- _Problem statement_
Copy every line of the listing that holds the string "this".

- _Task material_
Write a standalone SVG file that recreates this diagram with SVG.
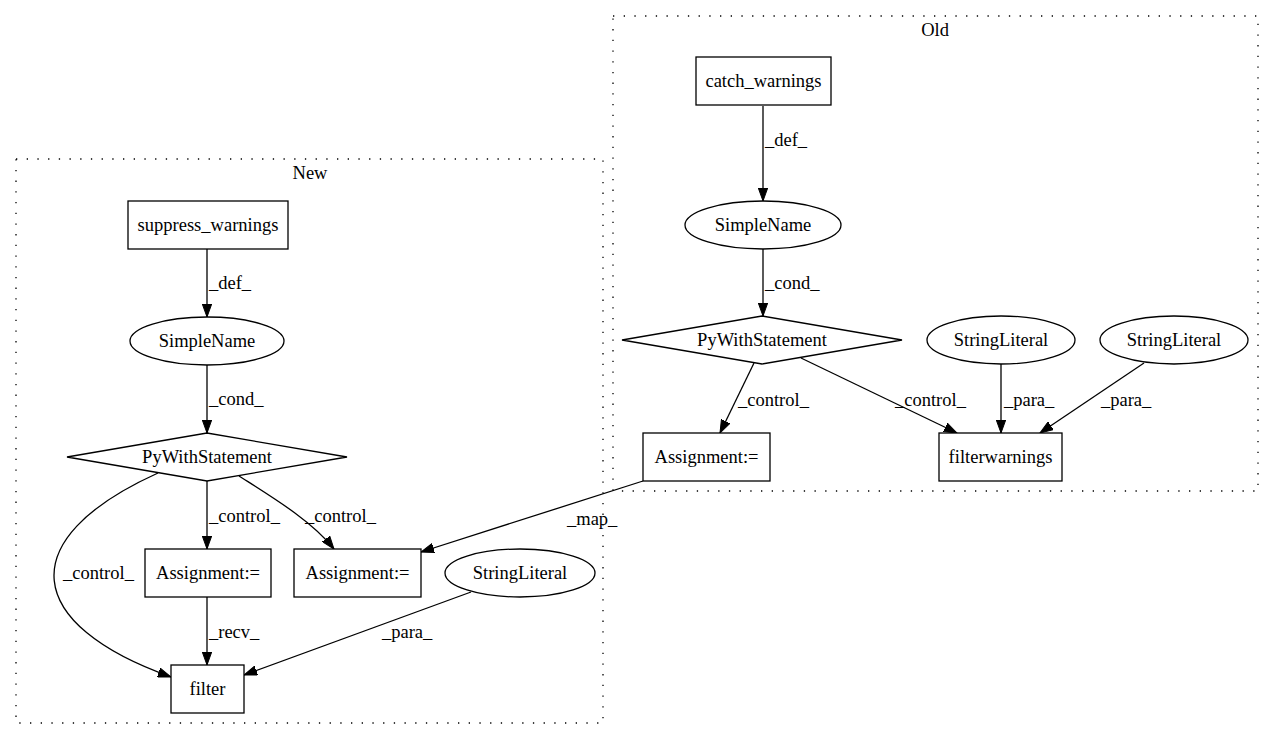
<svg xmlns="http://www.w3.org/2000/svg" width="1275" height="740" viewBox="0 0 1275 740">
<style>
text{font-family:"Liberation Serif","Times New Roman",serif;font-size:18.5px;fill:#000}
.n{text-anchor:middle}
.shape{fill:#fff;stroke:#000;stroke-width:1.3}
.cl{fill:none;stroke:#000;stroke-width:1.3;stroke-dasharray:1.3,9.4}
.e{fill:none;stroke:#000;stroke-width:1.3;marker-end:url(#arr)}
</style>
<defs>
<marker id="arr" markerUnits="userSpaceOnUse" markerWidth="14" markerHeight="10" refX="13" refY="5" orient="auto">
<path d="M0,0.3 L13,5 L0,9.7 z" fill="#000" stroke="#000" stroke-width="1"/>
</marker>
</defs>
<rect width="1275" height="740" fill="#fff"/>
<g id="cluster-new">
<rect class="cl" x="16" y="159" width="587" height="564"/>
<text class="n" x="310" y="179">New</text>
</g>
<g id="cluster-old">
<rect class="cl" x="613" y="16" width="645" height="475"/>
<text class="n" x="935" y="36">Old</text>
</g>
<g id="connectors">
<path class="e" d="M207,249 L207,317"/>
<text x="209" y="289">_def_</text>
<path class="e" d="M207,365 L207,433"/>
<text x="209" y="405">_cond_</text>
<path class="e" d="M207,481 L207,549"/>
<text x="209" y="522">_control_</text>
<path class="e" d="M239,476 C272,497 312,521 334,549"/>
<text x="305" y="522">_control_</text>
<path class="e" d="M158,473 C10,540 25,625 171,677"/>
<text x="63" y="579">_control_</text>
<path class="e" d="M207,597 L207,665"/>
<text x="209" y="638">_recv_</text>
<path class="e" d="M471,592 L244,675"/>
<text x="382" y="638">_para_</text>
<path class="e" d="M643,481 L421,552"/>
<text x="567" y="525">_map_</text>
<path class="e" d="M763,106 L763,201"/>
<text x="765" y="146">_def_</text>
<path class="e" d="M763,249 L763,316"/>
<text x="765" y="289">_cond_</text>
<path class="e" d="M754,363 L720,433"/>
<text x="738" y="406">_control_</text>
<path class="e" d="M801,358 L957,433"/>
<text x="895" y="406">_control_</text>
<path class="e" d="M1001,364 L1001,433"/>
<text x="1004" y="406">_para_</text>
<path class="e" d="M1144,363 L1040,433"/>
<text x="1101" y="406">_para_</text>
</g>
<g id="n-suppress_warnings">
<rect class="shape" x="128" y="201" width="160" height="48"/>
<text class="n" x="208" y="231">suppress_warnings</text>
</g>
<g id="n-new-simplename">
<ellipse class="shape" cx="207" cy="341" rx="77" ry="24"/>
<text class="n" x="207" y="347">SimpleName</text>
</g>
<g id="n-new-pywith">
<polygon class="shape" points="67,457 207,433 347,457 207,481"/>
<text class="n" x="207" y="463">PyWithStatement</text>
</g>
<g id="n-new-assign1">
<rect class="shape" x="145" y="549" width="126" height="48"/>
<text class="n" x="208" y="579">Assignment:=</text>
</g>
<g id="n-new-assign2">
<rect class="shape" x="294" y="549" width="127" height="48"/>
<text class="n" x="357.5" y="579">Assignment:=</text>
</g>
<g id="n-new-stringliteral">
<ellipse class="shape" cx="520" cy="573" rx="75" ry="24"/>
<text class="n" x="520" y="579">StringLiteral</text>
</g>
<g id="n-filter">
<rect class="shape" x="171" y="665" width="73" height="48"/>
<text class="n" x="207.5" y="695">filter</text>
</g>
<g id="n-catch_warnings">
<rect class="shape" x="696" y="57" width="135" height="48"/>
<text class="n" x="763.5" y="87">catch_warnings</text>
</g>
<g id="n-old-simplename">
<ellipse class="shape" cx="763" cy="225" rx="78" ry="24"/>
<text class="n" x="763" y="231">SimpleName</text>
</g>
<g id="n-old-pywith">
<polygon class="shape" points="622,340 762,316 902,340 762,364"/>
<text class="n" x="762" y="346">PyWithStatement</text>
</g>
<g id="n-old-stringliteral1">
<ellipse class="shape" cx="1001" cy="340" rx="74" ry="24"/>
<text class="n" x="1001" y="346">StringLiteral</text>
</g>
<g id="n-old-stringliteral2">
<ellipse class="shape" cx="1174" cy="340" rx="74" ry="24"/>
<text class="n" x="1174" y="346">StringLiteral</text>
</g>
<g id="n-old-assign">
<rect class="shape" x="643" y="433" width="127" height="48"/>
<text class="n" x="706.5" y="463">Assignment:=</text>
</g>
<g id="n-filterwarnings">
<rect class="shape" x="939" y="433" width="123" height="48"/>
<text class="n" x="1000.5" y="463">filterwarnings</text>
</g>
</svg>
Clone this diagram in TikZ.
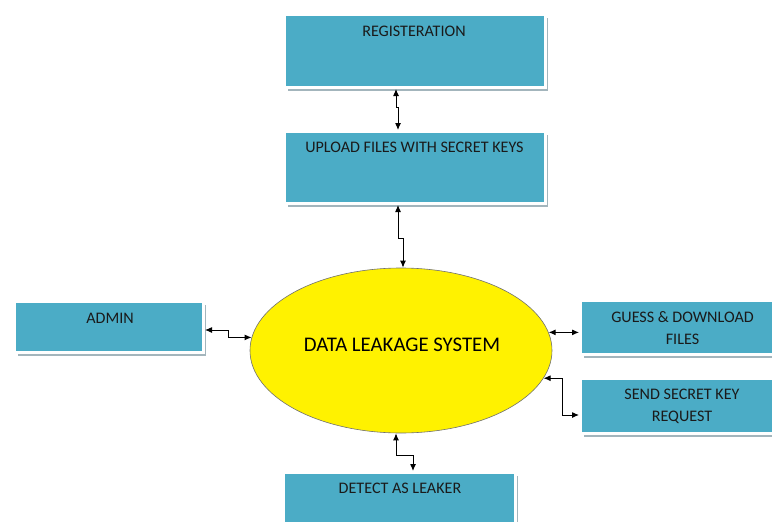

- _Task solution_
Write a standalone SVG file that recreates this diagram with SVG.
Clone this diagram in TikZ.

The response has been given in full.